An electrical snafu postponed the start of Junya Watanabe's show long enough for the Sex Pistols' anthem "Anarchy in the UK" to play three times on a backstage sound system. Sitting in the dark, one editor wondered out loud if the delay were intentionala valid question given this Japanese designer's appetite for subversion. Just then, a minuet kicked in and Watanabe's model troops stormed the runway in unison wearing army green, as if to say, "There's a war on, people. Have you forgotten?"

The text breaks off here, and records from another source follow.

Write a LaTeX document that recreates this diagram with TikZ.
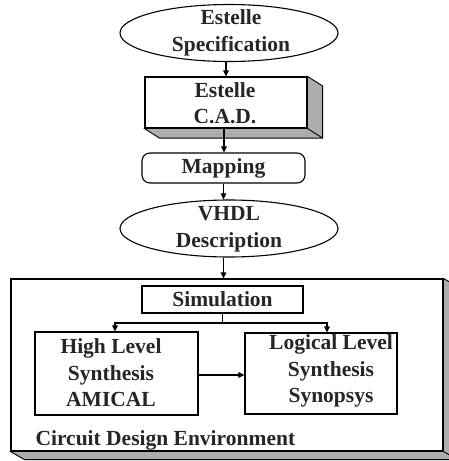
\documentclass[tikz,border=0pt]{standalone}
\usepackage{fontspec}
\setmainfont{Liberation Serif}
\usetikzlibrary{shapes.geometric,arrows.meta}
\begin{document}
\begin{tikzpicture}[x=1pt,y=-1pt,
  line width=1.1pt,
  lbl/.style={font=\bfseries\fontsize{21.5}{26.5}\selectfont, align=center, inner sep=0pt, text=black!85},
  oval/.style={draw, ellipse, minimum width=218pt, minimum height=57pt, inner sep=0pt},
  frame/.style={draw, rectangle, inner sep=0pt},
  depth/.style={fill=black!32, draw, line width=0.9pt},
  arr/.style={-{Triangle[length=6pt,width=5.5pt]}}]
\useasboundingbox (0,0) rectangle (449,461);

% Estelle specification
\node[oval] (spec) at (229,33) {};
\node[lbl] at (231,33) {Estelle\\Specification};

% Estelle C.A.D. block with depth faces
\node[frame, minimum width=162pt, minimum height=51pt] (cad) at (226,102.5) {};
\fill[depth] (cad.north east) -- ([shift={(15,9.5)}]cad.north east)
  -- ([shift={(15,9.5)}]cad.south east) -- ([shift={(15,9.5)}]cad.south west)
  -- (cad.south west) -- cycle;
\draw[line width=0.9pt] (cad.south east) -- ([shift={(15,9.5)}]cad.south east);
\node[frame, fill=white, minimum width=162pt, minimum height=51pt] at (cad) {};
\node[lbl] at (225,103) {Estelle\\C.A.D.};

% Mapping
\node[frame, rounded corners=8pt, minimum width=163pt, minimum height=30pt] (map) at (223.5,168) {};
\node[lbl] at (map) {Mapping};

% VHDL description
\node[oval] (vhdl) at (229,228.5) {};
\node[lbl] at (229,229) {VHDL\\Description};

% Circuit design environment block with depth faces
\begin{scope}
\clip (0,0) rectangle (449,461);
\node[frame, minimum width=432pt, minimum height=172pt] (env) at (227,365) {};
\fill[depth] (env.north east) -- ([shift={(14,8)}]env.north east)
  -- ([shift={(14,8)}]env.south east) -- ([shift={(14,8)}]env.south west)
  -- (env.south west) -- cycle;
\draw[line width=0.9pt] (env.south east) -- ([shift={(14,8)}]env.south east);
\node[frame, fill=white, minimum width=432pt, minimum height=172pt] at (env) {};
\end{scope}
\node[lbl, anchor=base west] (envlbl) at (35,445) {Circuit Design Environment};

% Inner blocks
\node[frame, minimum width=161pt, minimum height=27pt] (sim) at (222.5,299.5) {};
\node[lbl] at (sim) {Simulation};
\node[frame, minimum width=163pt, minimum height=83pt] (hls) at (116.5,373.5) {};
\node[lbl] at (111,373) {High Level\\Synthesis\\AMICAL};
\node[frame, minimum width=152pt, minimum height=81pt] (lls) at (321,373.5) {};
\node[lbl] at (331,371) {Logical Level\\Synthesis\\Synopsys};

% Connectors
\draw[arr] (spec.south -| cad.north) -- (cad.north);
\draw[arr] ([xshift=-2pt]cad.south) -- ([xshift=-2pt]map.north -| cad.south);
\draw[arr] (map.south) -- (map.south |- vhdl.north);
\draw[arr] (vhdl.south -| map.south) -- (env.north -| map.south);
\coordinate (split) at (222.5,323);
\draw (sim.south) -- (split);
\draw[arr] (split) -| ([xshift=-1.5pt]hls.north);
\draw[arr] (split) -| ([xshift=6pt]lls.north);
\draw[arr] (hls.east |- 0,375) -- (lls.west |- 0,375);
\end{tikzpicture}
\end{document}
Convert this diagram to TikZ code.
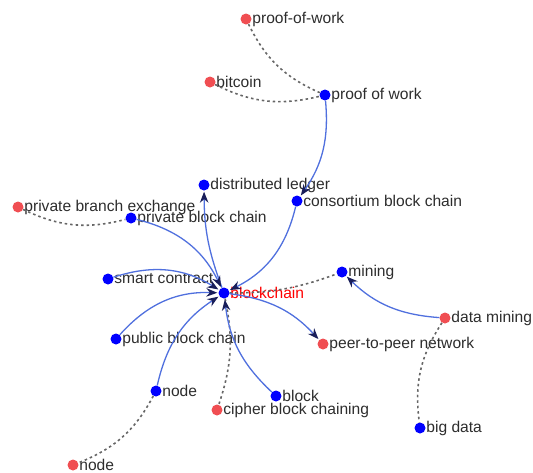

Last season's spiky paper headgear had been transformed into ominous masks. Made from electrical tape, tufts of black hair, and spiky silver studs, they looked every bit as disturbing as the similar hoods on his countryman Jun Takahashi's runway earlier in the week. The long dresses Watanabe constructed from patchworks of concert T-shirts for spring reappeared, but this time they were pieced together from fatigues, camouflage material, and green lace. Continuing the military theme, he took a battalion's worth of army jackets and worked them up into the trenches, parkas, and tail coats trailing straps that he's know for. And for an added dose of symbolism, he crocheted red, white, and blue into his camo sweaters.
The great thing about Watanabe, though, is that you never sense he's being provocative just for the sake of it. It was a thrill to watch him refine his timely ideas, and make exciting and, yes, wearable clothes in the process. Especially when many others, as they return to and rework the highlights of mid-century design, are resisting just that: timeliness.